HACKER Q&A
📣 meloncafe

Is AI code assistance fundamentally unenforceable without hooks?


I spent ~$2k on Claude Code this year (10+ years dev, non-dev job now, side projects only). The hard lesson: markdown instructions don't work.

AI needs enforcement.

The breaking point was Auto Compact. After context compression, Claude consistently ignores CLAUDE.md - the very file Anthropic tells you to create. It's like hiring someone who forgets their job description every 2 hours.

Core issues I couldn't solve with instructions alone:

- Post-compact amnesia: "interprets" previous session, often destructively

- Session memory loss: asks the same questions like a new intern daily

- TODO epidemic: "I implemented it!" (narrator: it was just a TODO)

- Command chaos: rm -rf, repetitive curl prompts, git commits with "by Claude"

- Guidelines = suggestions: follows them... when it feels like it

After 6 months struggling with this, I built enforcement hooks (command restrictor, auto-summarizer before compact, TODO detector, commit validator). They work, but I feel like I'm working against the tool rather than with it.

Questions for the community:

1. Is this everyone's experience, or am I using Claude Code fundamentally wrong?

2. For those on Cursor/Copilot/etc - same enforcement issues?

3. Is "markdown guidelines → AI follows them" just... not viable at scale?

The hooks are on GitHub (mostly Korean but universally functional):

https://github.com/meloncafe/claude-code-hooks

Really curious if this is a universal AI coding problem or a skill issue on my end.
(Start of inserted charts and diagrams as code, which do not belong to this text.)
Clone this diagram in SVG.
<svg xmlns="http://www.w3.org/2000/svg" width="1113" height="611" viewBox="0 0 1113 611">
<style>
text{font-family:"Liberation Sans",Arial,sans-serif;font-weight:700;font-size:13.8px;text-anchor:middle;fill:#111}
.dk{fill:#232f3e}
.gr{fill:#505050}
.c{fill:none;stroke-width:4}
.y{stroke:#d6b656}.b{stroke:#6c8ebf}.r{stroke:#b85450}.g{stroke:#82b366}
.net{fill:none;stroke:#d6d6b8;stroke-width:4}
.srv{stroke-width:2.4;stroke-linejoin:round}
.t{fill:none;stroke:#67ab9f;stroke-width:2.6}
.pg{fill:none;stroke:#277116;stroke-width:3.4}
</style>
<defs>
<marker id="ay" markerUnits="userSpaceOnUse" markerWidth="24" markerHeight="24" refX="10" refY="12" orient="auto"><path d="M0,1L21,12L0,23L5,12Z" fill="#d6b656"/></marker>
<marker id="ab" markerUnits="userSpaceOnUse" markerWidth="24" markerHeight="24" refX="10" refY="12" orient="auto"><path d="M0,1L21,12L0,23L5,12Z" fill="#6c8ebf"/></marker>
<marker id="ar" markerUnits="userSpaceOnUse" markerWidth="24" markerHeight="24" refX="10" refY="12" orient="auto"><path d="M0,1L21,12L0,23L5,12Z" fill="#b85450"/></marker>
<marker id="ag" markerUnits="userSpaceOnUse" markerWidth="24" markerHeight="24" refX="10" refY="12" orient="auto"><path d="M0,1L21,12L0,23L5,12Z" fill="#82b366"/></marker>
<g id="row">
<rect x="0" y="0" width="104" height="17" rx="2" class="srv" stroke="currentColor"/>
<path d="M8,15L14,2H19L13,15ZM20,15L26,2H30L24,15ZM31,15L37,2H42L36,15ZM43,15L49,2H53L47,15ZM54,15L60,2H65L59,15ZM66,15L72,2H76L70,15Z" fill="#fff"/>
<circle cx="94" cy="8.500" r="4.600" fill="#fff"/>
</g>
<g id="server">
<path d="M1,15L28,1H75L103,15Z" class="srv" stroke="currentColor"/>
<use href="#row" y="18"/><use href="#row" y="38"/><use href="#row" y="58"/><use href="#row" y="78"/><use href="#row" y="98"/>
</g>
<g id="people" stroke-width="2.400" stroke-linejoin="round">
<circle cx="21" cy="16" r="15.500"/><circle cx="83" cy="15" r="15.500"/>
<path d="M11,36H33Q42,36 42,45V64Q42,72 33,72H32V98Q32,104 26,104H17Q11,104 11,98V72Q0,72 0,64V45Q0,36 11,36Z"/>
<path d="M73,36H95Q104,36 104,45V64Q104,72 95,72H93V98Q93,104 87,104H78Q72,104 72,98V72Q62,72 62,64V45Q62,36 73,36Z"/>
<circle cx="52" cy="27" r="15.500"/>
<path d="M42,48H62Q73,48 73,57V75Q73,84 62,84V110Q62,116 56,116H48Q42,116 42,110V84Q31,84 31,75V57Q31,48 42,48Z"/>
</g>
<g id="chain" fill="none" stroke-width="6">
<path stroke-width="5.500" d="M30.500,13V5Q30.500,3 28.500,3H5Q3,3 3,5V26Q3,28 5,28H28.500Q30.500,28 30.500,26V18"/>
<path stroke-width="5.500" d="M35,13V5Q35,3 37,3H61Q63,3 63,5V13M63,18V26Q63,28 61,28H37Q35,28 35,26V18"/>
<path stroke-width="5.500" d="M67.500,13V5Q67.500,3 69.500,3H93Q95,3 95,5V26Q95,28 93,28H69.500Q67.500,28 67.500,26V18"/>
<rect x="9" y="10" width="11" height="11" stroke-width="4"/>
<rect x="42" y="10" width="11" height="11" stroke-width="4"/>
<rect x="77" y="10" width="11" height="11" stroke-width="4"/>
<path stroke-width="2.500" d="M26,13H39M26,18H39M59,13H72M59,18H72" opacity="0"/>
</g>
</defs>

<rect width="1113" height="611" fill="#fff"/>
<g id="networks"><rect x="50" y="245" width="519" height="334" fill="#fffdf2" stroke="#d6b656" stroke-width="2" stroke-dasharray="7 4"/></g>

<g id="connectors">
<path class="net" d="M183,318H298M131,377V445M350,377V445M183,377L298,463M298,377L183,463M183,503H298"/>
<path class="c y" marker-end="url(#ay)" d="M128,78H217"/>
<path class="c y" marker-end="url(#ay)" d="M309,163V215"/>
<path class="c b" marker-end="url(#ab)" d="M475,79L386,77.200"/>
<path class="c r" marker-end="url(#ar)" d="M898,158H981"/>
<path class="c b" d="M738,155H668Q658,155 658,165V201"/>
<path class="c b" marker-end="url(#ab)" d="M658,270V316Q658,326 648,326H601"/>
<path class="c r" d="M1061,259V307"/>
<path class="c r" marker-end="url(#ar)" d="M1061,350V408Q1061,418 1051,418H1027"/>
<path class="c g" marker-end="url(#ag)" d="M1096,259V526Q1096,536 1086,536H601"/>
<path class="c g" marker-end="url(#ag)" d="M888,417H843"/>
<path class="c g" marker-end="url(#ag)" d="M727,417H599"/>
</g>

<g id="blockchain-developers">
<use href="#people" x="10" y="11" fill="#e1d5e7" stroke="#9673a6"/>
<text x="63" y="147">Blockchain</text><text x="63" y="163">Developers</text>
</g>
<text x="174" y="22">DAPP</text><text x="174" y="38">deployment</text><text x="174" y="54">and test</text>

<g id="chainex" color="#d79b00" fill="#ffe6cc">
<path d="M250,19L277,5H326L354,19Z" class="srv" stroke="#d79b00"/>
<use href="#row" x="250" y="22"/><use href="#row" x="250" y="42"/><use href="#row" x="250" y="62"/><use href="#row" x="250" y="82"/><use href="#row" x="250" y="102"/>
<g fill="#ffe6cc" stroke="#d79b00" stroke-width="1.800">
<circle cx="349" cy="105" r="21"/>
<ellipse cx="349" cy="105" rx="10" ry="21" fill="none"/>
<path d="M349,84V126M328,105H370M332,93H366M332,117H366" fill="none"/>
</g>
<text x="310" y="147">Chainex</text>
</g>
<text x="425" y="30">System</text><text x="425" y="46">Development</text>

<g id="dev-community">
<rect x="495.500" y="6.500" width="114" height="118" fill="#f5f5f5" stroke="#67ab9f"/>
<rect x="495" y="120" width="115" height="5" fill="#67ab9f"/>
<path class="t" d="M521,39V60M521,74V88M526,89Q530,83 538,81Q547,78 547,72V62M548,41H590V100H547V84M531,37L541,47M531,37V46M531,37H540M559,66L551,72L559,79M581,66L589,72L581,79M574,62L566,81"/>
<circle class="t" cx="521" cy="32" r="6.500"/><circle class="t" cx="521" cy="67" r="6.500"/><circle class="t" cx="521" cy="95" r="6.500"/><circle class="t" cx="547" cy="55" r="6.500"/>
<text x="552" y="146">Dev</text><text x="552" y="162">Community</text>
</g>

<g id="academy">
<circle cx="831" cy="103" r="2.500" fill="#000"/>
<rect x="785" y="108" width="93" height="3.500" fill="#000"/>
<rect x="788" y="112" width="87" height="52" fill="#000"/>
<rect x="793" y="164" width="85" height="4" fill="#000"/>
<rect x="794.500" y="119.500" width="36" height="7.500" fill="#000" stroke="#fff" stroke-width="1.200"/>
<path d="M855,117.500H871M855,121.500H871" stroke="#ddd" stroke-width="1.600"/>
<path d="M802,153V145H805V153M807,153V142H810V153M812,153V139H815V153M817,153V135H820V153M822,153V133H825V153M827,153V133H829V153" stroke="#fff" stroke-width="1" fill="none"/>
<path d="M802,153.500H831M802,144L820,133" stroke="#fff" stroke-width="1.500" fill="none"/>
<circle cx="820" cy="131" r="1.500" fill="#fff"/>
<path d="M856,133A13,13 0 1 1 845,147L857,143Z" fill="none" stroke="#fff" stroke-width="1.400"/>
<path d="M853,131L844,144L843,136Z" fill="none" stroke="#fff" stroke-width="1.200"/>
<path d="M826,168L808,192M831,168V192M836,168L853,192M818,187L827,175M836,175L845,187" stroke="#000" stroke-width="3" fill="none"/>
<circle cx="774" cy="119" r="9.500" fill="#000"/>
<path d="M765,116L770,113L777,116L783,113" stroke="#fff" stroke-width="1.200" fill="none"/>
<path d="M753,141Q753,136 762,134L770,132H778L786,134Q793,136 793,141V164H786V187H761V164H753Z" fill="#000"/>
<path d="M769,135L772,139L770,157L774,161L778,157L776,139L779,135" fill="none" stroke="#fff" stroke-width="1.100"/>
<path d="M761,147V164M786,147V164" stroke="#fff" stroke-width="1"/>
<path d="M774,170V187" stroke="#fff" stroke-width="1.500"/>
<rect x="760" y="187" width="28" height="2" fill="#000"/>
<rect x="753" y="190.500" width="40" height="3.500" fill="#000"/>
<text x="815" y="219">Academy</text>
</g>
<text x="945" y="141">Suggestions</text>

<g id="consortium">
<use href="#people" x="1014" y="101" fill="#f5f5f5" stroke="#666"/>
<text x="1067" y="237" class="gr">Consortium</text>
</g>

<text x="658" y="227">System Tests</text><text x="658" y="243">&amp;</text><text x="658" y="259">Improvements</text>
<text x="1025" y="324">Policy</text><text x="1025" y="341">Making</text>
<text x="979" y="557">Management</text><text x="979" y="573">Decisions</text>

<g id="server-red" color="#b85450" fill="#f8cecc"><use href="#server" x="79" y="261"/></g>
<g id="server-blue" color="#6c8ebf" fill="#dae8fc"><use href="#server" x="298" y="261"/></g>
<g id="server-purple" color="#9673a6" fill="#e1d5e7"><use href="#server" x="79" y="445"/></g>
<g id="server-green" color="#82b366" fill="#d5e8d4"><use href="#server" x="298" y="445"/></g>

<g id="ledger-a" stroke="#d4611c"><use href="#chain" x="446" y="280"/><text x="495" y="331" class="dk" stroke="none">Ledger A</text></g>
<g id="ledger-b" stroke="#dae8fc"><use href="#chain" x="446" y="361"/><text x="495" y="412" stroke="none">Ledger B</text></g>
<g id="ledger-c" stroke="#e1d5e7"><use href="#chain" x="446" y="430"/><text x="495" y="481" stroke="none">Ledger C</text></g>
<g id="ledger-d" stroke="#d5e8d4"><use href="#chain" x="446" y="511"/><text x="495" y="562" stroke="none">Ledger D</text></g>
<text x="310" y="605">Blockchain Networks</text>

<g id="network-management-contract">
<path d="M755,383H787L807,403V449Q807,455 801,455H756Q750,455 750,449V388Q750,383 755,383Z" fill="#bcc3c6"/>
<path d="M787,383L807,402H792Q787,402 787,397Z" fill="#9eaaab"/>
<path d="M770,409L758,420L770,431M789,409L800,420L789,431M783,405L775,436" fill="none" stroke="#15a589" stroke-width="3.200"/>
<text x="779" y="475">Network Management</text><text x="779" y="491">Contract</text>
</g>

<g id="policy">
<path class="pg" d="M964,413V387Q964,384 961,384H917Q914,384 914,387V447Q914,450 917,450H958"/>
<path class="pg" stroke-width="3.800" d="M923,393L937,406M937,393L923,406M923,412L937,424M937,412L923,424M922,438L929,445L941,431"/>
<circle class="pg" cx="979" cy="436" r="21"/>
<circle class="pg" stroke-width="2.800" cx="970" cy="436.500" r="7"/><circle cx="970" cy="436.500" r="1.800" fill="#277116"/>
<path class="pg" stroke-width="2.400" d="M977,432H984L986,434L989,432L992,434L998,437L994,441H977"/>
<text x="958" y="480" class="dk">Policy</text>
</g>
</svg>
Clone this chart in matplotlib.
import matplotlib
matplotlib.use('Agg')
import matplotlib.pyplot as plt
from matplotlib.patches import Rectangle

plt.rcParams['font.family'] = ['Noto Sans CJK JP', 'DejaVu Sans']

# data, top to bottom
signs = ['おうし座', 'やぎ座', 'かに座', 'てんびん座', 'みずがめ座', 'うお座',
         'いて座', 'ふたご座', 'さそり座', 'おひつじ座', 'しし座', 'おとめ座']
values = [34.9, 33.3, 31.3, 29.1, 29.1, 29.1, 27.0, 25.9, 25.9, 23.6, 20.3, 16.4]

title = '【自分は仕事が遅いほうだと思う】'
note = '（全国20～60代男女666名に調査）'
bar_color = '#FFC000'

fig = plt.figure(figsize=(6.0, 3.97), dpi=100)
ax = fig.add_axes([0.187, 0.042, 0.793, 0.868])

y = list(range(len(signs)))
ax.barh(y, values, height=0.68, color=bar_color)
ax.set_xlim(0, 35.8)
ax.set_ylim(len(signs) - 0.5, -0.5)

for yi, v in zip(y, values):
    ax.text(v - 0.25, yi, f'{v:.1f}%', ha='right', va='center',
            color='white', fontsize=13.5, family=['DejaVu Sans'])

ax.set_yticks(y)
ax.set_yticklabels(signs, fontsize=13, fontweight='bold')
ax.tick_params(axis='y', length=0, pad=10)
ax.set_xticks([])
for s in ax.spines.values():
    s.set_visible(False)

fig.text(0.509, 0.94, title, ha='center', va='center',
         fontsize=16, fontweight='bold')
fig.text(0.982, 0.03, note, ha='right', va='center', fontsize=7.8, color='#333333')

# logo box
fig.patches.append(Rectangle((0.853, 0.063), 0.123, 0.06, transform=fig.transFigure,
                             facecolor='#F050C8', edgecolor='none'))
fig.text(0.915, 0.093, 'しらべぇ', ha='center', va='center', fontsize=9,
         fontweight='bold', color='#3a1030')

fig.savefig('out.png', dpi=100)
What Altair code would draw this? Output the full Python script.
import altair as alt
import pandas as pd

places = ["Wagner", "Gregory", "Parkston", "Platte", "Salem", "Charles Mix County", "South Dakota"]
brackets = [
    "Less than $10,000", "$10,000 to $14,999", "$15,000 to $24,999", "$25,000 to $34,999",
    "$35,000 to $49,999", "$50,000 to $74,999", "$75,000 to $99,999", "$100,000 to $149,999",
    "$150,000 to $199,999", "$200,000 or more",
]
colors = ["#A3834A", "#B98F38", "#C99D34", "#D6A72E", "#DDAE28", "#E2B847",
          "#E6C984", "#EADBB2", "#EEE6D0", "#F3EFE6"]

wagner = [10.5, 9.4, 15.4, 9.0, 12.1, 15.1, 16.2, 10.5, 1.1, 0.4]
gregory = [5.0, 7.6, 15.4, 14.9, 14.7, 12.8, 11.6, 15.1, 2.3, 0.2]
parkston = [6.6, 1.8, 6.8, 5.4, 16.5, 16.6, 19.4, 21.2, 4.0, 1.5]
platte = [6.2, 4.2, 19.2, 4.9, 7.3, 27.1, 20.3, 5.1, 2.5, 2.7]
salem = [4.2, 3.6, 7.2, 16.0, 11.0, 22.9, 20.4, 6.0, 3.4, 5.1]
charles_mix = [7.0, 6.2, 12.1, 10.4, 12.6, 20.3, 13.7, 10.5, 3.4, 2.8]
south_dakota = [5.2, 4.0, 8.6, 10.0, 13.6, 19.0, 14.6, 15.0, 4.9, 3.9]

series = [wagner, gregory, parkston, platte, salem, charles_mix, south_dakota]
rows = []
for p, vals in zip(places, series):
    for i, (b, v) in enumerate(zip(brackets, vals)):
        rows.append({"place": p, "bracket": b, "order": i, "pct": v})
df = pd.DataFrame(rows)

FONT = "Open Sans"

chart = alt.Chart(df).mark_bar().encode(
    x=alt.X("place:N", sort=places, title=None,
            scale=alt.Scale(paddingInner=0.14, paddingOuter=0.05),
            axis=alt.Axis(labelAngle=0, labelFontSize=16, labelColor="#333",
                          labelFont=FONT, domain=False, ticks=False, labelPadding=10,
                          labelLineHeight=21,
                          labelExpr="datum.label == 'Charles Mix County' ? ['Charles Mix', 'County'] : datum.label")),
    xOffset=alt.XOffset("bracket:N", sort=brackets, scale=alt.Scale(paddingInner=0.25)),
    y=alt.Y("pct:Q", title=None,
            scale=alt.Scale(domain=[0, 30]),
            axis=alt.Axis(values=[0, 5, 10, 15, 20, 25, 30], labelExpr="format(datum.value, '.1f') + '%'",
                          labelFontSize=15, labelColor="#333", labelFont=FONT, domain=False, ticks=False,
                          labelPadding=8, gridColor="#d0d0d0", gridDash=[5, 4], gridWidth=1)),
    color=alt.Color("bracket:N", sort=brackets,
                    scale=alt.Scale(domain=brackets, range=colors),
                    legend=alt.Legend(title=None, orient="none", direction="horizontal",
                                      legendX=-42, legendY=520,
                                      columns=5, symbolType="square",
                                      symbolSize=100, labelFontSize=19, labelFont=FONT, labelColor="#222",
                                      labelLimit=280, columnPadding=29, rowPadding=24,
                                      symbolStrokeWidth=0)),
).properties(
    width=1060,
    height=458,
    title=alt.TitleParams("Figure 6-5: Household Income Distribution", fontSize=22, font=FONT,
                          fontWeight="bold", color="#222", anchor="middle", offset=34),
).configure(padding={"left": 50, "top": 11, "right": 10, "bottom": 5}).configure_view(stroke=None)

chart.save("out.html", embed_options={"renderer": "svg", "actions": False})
  👤 spaceprison Accepted Answer ✓
I’ve run into a similar issue, compacting is pretty much worthless and leads to a lot of churn. I have started having Claude pay constant attention to usage and assess whether the next batch of tasks flirts with compaction. If we’re anywhere close I have Claude create a next steps doc with meticulous notes along with a prompt that I can give to the next llm to hit the ground running.

Then kill the session and start fresh. At least this way I know there’s a fighting chance of not falling into a death spiral of the llm guessing about what it’s supposed to be doing as if it hasn’t just had a self inflicted stroke.


👤 yehosef
You'll see a lot of advanced users advising against compact. The truth is that you have the entire transcripts in your ~/.claude/transcripts (I give claude permission to look there) so when there is some important discussion I don't want to lose, I use claude extract the notes from the transcript. If it's a long transaction it can be big so it might miss things on the first go around - but if you ask it specifically about the topic you're interested in it'll usually find it.